Whose Benefits Count?
EPA is right to include climate impacts on foreign countries in its cost-benefit analysis of regulations.
When a regulation benefits people outside the U.S., should those benefits be counted? Or should a cost-benefit analysis include only positive and negative domestic impacts?
As a recent paper by Ted Gayer and Kip Viscusi highlights, EPA has been counting the benefits of restricting carbon emissions for the entire world, not just the U.S. As Eric Posner and Jonathan Masur emphasized in a paper a few years ago, this is a policy decision, not a matter of economic methodology. Thus, it is important to consider whether considering foreign impacts is consistent with EPA’s congressional mandate in the context of climate change.
EPA is acting under the aegis of the Clean Air Act. The CAA’s focus is clearly on the way that air pollution impacts the United States. Section 101 of the statute sets for the purposes of the statute. The main purpose is “to protect and enhance the quality of the Nation’s air resources so as to promote the public health and welfare and the productive capacity of its population.” That signals that EPA’s primary focus should be domestic.

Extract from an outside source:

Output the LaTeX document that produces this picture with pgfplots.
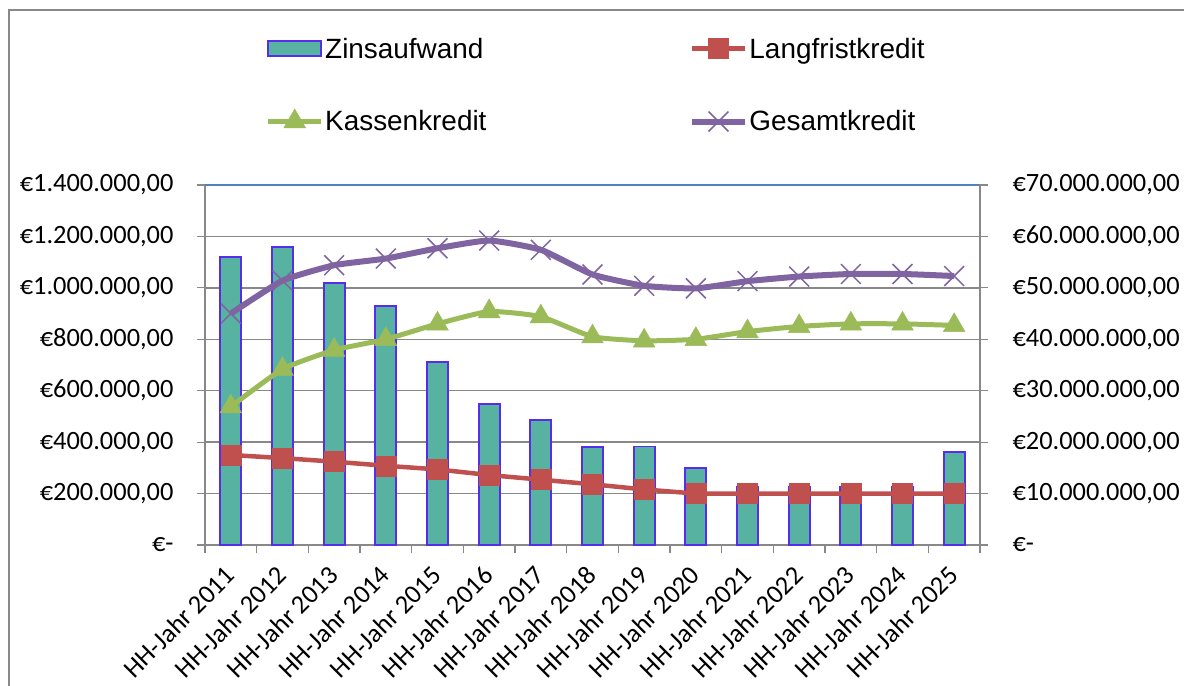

But despite its domestic focus, the statute also recognizes the importance of reciprocity in attaining those benefits. Section 115 calls upon EPA to address air pollution that impacts foreign countries to the extent that they reciprocate. A similar focus on reciprocity is mandated by NEPA in the same section that mandates environmental impact statements, section 102(2). Here’s the relevant language:
“The Congress authorizes and directs that, to the fullest extent possible . . . (2) all agencies of the Federal government shall . . . (F) recognize the worldwide and long-range character of environmental problems and, where consistent with the foreign policy of the United ‘States, lend appropriate support to initiatives, resolutions, and programs designed to maximize international cooperation in anticipating and preventing a decline in the quality of mankind’s world environment.”
Putting CAA 115 together with NEPA, there seems to be a relatively clear mandate to seek international cooperation and reciprocity when global environmental problems impact the United States. Giving weight to foreign impacts in designing U.S. policy seems a justifiable signal to the rest of the world of our willingness to cooperate in addressing a global problem. Everyone realizes that unilateral climate efforts can have very limited effects unless they lead to similar efforts elsewhere. Greenhouse gas regulations are not simply discrete efforts; they are stepping stones toward cooperative action (as I’ve discussed elsewhere in detail). Whether or not we think the government should generally consider foreign impacts of its actions in conducting cost-benefit analysis, doing so makes particular sense when the goal is to persuade other countries to join in a “coalition of the willing.” Thus, EPA is on solid legal ground in taking this step toward building an international effort to address climate change.